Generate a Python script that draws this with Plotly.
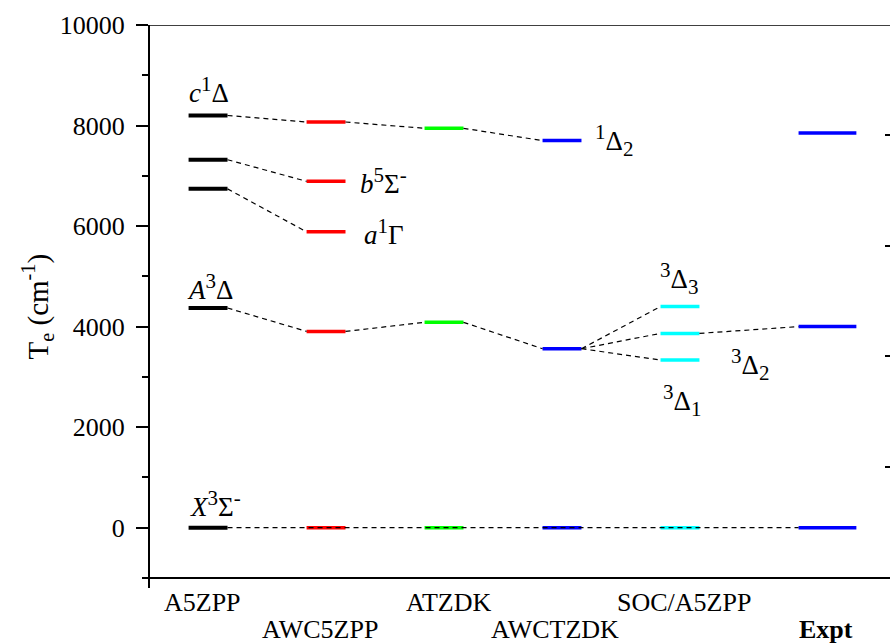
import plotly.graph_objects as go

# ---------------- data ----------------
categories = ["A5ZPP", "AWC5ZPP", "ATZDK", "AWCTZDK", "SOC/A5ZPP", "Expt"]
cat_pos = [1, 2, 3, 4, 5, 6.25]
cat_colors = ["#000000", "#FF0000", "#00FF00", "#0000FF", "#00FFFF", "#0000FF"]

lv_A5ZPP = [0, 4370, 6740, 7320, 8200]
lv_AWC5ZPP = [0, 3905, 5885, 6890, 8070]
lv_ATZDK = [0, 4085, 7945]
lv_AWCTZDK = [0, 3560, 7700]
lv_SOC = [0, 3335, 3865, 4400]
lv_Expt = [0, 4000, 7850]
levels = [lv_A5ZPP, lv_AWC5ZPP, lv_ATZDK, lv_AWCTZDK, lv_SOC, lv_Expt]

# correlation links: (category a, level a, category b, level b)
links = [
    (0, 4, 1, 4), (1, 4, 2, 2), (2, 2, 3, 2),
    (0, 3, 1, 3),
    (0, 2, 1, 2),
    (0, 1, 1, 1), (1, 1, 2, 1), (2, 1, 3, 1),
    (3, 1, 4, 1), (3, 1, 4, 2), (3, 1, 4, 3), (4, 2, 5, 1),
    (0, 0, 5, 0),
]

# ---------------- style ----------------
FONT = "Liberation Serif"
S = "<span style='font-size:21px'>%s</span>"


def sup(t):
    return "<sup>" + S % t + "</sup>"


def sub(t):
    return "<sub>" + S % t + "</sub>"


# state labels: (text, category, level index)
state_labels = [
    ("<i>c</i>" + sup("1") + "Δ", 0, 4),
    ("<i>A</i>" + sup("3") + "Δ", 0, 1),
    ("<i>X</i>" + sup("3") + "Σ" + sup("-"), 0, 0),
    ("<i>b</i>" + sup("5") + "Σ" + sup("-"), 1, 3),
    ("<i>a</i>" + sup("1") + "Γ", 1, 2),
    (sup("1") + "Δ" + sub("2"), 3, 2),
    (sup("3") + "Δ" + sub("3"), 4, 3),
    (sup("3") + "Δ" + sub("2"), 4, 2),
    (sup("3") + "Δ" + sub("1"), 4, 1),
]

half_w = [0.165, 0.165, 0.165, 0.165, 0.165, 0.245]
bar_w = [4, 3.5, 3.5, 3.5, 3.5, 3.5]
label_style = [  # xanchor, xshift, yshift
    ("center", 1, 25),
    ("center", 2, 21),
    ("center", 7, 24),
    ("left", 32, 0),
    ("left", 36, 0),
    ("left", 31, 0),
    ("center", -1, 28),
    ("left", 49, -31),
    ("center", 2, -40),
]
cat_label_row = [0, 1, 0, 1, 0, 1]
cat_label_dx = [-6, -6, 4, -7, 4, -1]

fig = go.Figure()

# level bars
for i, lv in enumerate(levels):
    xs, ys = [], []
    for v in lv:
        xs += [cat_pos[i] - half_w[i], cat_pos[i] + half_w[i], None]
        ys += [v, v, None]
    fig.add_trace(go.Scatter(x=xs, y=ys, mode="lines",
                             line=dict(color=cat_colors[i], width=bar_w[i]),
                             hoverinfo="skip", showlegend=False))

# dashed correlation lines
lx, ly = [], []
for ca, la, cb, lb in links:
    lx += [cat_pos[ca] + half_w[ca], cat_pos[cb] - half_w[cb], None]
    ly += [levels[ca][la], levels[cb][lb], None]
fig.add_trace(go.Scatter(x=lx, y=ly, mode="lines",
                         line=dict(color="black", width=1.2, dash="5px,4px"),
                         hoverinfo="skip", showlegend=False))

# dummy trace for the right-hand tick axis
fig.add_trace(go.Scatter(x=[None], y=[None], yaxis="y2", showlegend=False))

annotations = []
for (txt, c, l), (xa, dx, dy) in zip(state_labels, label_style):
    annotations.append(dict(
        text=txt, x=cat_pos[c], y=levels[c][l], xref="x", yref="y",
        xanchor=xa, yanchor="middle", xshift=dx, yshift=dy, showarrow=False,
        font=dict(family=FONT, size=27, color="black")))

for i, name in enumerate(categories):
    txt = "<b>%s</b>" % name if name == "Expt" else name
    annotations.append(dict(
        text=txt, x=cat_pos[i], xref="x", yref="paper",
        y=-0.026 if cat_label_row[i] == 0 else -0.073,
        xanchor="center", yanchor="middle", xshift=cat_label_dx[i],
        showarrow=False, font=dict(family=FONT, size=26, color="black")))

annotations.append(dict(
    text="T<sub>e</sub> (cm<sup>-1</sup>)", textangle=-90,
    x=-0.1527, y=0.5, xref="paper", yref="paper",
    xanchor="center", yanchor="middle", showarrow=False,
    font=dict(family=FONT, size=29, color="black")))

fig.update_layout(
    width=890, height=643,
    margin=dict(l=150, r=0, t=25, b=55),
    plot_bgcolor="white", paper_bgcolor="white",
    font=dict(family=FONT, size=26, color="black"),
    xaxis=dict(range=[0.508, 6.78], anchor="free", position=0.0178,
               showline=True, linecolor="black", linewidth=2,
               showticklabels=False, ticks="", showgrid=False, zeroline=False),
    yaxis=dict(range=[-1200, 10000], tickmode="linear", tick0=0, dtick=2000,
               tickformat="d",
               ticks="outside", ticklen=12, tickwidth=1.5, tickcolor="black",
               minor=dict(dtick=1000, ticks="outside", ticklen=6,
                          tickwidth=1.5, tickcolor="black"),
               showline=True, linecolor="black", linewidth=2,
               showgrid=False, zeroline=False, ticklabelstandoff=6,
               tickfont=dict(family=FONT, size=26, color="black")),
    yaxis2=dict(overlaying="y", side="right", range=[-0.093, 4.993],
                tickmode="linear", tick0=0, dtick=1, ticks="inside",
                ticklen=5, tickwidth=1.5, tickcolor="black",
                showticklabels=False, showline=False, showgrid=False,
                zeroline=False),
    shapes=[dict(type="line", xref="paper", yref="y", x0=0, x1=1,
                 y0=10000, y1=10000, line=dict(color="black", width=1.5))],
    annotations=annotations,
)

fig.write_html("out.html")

▬▬▬

Repeat the data exactly in full, omitting its pictures.

Generate a Python script that draws this with Plotly.
import plotly.graph_objects as go

# ---------------- data ----------------
categories = ["A5ZPP", "AWC5ZPP", "ATZDK", "AWCTZDK", "SOC/A5ZPP", "Expt"]
cat_pos = [1, 2, 3, 4, 5, 6.25]
cat_colors = ["#000000", "#FF0000", "#00FF00", "#0000FF", "#00FFFF", "#0000FF"]

lv_A5ZPP = [0, 4370, 6740, 7320, 8200]
lv_AWC5ZPP = [0, 3905, 5885, 6890, 8070]
lv_ATZDK = [0, 4085, 7945]
lv_AWCTZDK = [0, 3560, 7700]
lv_SOC = [0, 3335, 3865, 4400]
lv_Expt = [0, 4000, 7850]
levels = [lv_A5ZPP, lv_AWC5ZPP, lv_ATZDK, lv_AWCTZDK, lv_SOC, lv_Expt]

# correlation links: (category a, level a, category b, level b)
links = [
    (0, 4, 1, 4), (1, 4, 2, 2), (2, 2, 3, 2),
    (0, 3, 1, 3),
    (0, 2, 1, 2),
    (0, 1, 1, 1), (1, 1, 2, 1), (2, 1, 3, 1),
    (3, 1, 4, 1), (3, 1, 4, 2), (3, 1, 4, 3), (4, 2, 5, 1),
    (0, 0, 5, 0),
]

# ---------------- style ----------------
FONT = "Liberation Serif"
S = "<span style='font-size:21px'>%s</span>"


def sup(t):
    return "<sup>" + S % t + "</sup>"


def sub(t):
    return "<sub>" + S % t + "</sub>"


# state labels: (text, category, level index)
state_labels = [
    ("<i>c</i>" + sup("1") + "Δ", 0, 4),
    ("<i>A</i>" + sup("3") + "Δ", 0, 1),
    ("<i>X</i>" + sup("3") + "Σ" + sup("-"), 0, 0),
    ("<i>b</i>" + sup("5") + "Σ" + sup("-"), 1, 3),
    ("<i>a</i>" + sup("1") + "Γ", 1, 2),
    (sup("1") + "Δ" + sub("2"), 3, 2),
    (sup("3") + "Δ" + sub("3"), 4, 3),
    (sup("3") + "Δ" + sub("2"), 4, 2),
    (sup("3") + "Δ" + sub("1"), 4, 1),
]

half_w = [0.165, 0.165, 0.165, 0.165, 0.165, 0.245]
bar_w = [4, 3.5, 3.5, 3.5, 3.5, 3.5]
label_style = [  # xanchor, xshift, yshift
    ("center", 1, 25),
    ("center", 2, 21),
    ("center", 7, 24),
    ("left", 32, 0),
    ("left", 36, 0),
    ("left", 31, 0),
    ("center", -1, 28),
    ("left", 49, -31),
    ("center", 2, -40),
]
cat_label_row = [0, 1, 0, 1, 0, 1]
cat_label_dx = [-6, -6, 4, -7, 4, -1]

fig = go.Figure()

# level bars
for i, lv in enumerate(levels):
    xs, ys = [], []
    for v in lv:
        xs += [cat_pos[i] - half_w[i], cat_pos[i] + half_w[i], None]
        ys += [v, v, None]
    fig.add_trace(go.Scatter(x=xs, y=ys, mode="lines",
                             line=dict(color=cat_colors[i], width=bar_w[i]),
                             hoverinfo="skip", showlegend=False))

# dashed correlation lines
lx, ly = [], []
for ca, la, cb, lb in links:
    lx += [cat_pos[ca] + half_w[ca], cat_pos[cb] - half_w[cb], None]
    ly += [levels[ca][la], levels[cb][lb], None]
fig.add_trace(go.Scatter(x=lx, y=ly, mode="lines",
                         line=dict(color="black", width=1.2, dash="5px,4px"),
                         hoverinfo="skip", showlegend=False))

# dummy trace for the right-hand tick axis
fig.add_trace(go.Scatter(x=[None], y=[None], yaxis="y2", showlegend=False))

annotations = []
for (txt, c, l), (xa, dx, dy) in zip(state_labels, label_style):
    annotations.append(dict(
        text=txt, x=cat_pos[c], y=levels[c][l], xref="x", yref="y",
        xanchor=xa, yanchor="middle", xshift=dx, yshift=dy, showarrow=False,
        font=dict(family=FONT, size=27, color="black")))

for i, name in enumerate(categories):
    txt = "<b>%s</b>" % name if name == "Expt" else name
    annotations.append(dict(
        text=txt, x=cat_pos[i], xref="x", yref="paper",
        y=-0.026 if cat_label_row[i] == 0 else -0.073,
        xanchor="center", yanchor="middle", xshift=cat_label_dx[i],
        showarrow=False, font=dict(family=FONT, size=26, color="black")))

annotations.append(dict(
    text="T<sub>e</sub> (cm<sup>-1</sup>)", textangle=-90,
    x=-0.1527, y=0.5, xref="paper", yref="paper",
    xanchor="center", yanchor="middle", showarrow=False,
    font=dict(family=FONT, size=29, color="black")))

fig.update_layout(
    width=890, height=643,
    margin=dict(l=150, r=0, t=25, b=55),
    plot_bgcolor="white", paper_bgcolor="white",
    font=dict(family=FONT, size=26, color="black"),
    xaxis=dict(range=[0.508, 6.78], anchor="free", position=0.0178,
               showline=True, linecolor="black", linewidth=2,
               showticklabels=False, ticks="", showgrid=False, zeroline=False),
    yaxis=dict(range=[-1200, 10000], tickmode="linear", tick0=0, dtick=2000,
               tickformat="d",
               ticks="outside", ticklen=12, tickwidth=1.5, tickcolor="black",
               minor=dict(dtick=1000, ticks="outside", ticklen=6,
                          tickwidth=1.5, tickcolor="black"),
               showline=True, linecolor="black", linewidth=2,
               showgrid=False, zeroline=False, ticklabelstandoff=6,
               tickfont=dict(family=FONT, size=26, color="black")),
    yaxis2=dict(overlaying="y", side="right", range=[-0.093, 4.993],
                tickmode="linear", tick0=0, dtick=1, ticks="inside",
                ticklen=5, tickwidth=1.5, tickcolor="black",
                showticklabels=False, showline=False, showgrid=False,
                zeroline=False),
    shapes=[dict(type="line", xref="paper", yref="y", x0=0, x1=1,
                 y0=10000, y1=10000, line=dict(color="black", width=1.5))],
    annotations=annotations,
)

fig.write_html("out.html")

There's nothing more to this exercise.